As I mentioned the other day, I haven’t been using Common Lisp much lately so I was a little rusty when I wrote my A Palindrome Predicate Coda post. It’s not that I forgot the Lisp itself, that’s sufficiently like Elisp, which I use all the time, that it’s easy to move between them. The problem is all the machinery you need to start a Common Lisp project: inscrutable things like ASDF and all that goes with it. It’s not that it’s hard, it’s just fussy and easy to forget the details if you don’t use it all the time.
As far as ASDF and dealing with libraries goes, Zach Beane’s Quicklisp goes a long way towards hiding all the complexity. If you’re writing in Common Lisp and not using Quicklisp, you’re working too hard. Beane has another package, Quickproject, that takes care of getting a Lisp project started by providing a template for the project. It’s also very nice and I use it whenever I’m starting a new CL project.

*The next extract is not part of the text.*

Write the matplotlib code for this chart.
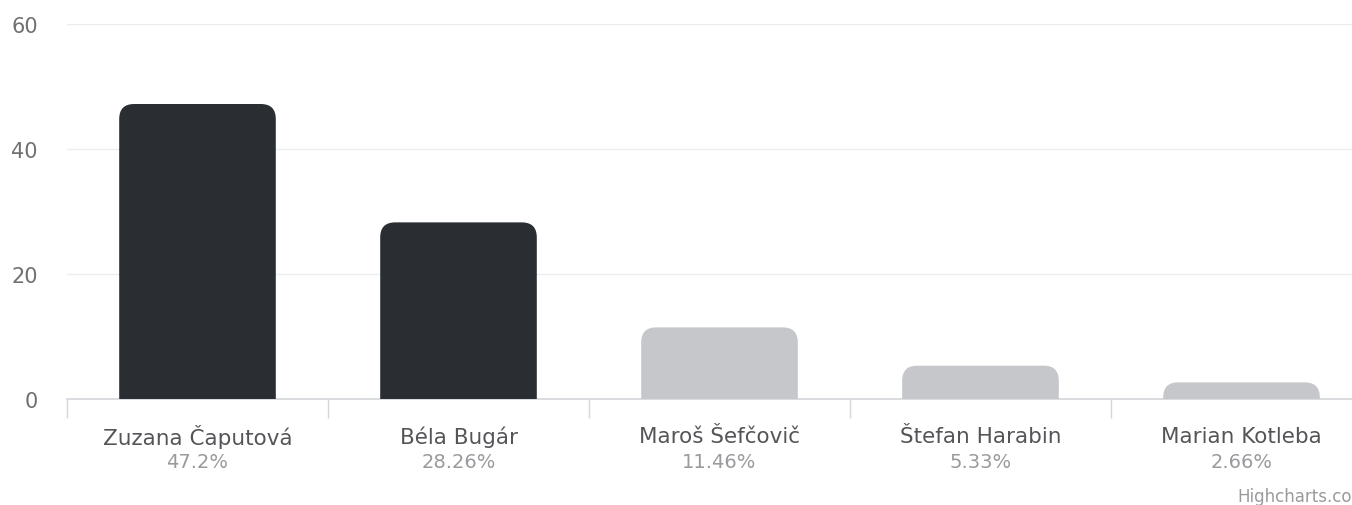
import matplotlib.pyplot as plt
from matplotlib.patches import FancyBboxPatch

# data
candidates = ["Zuzana Čaputová", "Béla Bugár", "Maroš Šefčovič", "Štefan Harabin", "Marian Kotleba"]
shares = [47.2, 28.26, 11.46, 5.33, 2.66]
share_labels = ["47.2%", "28.26%", "11.46%", "5.33%", "2.66%"]
bar_colors = ["#2a2e33", "#2a2e33", "#c6c7cb", "#c6c7cb", "#c6c7cb"]
y_ticks = [0, 20, 40, 60]

W, H = 1352, 506
fig = plt.figure(figsize=(W / 100, H / 100), dpi=100)
plt.rcParams['font.family'] = ['DejaVu Sans']

# axes runs off the right edge, like the cropped original
left, bottom, width, height = 67, 106, 1305, 375
ax = fig.add_axes([left / W, bottom / H, width / W, height / H])
ax.set_xlim(-0.5, len(candidates) - 0.5)
ax.set_ylim(0, 60)

bar_w = 0.6
px_x = width / len(candidates)   # pixels per x unit
px_y = height / 60.0             # pixels per y unit
radius_px = 15
for i, (v, c) in enumerate(zip(shares, bar_colors)):
    # start below zero so only the top corners look rounded
    y0 = -radius_px / px_y
    patch = FancyBboxPatch((i - bar_w / 2, y0), bar_w, v - y0,
                           boxstyle="round,pad=0,rounding_size=%f" % (radius_px / px_x),
                           mutation_aspect=px_x / px_y,
                           facecolor=c, edgecolor="none", zorder=3)
    ax.add_patch(patch)

# grid and axes
ax.set_yticks(y_ticks)
ax.yaxis.grid(True, color="#ebeef0", linewidth=1)
ax.set_axisbelow(True)
ax.tick_params(axis="y", length=0, pad=21, labelsize=15, labelcolor="#707070")
for side in ["top", "right", "left"]:
    ax.spines[side].set_visible(False)
ax.spines["bottom"].set_color("#d4d6da")
ax.spines["bottom"].set_linewidth(1.2)

bounds = [i - 0.5 for i in range(len(candidates) + 1)]
ax.set_xticks(bounds)
ax.set_xticklabels([])
ax.tick_params(axis="x", length=14, width=1, color="#d4d6da", direction="out")

for i, (name, pct) in enumerate(zip(candidates, share_labels)):
    ax.annotate(name, xy=(i, 0), xycoords=("data", "axes fraction"),
                xytext=(0, -27), textcoords="offset points",
                ha="center", va="center", fontsize=15.5, color="#555559")
    ax.annotate(pct, xy=(i, 0), xycoords=("data", "axes fraction"),
                xytext=(0, -45), textcoords="offset points",
                ha="center", va="center", fontsize=14, color="#9a9a9e")

fig.text(1352 / W, 1 - 497 / H, "Highcharts.co", ha="right", va="center",
         fontsize=12, color="#9a9a9e")

fig.savefig("out.png", dpi=100)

Baggers (Chris Bagley) has an excellent short video on using Quickproject to start a new project. The video is from 2013 but it’s still accurate and useful. Baggers walks you through loading Quickproject—with Quicklisp, of course—if you don’t already have it loaded and then making a trivial project. He also shows one of his real projects so you can see a more complex example.
The video is only 6 minutes, 37 seconds so it’s easy to find time for it. If, like me, you haven’t been using Common Lisp regularly and need a refresher on getting started, it’s 6 and a half minutes well spent.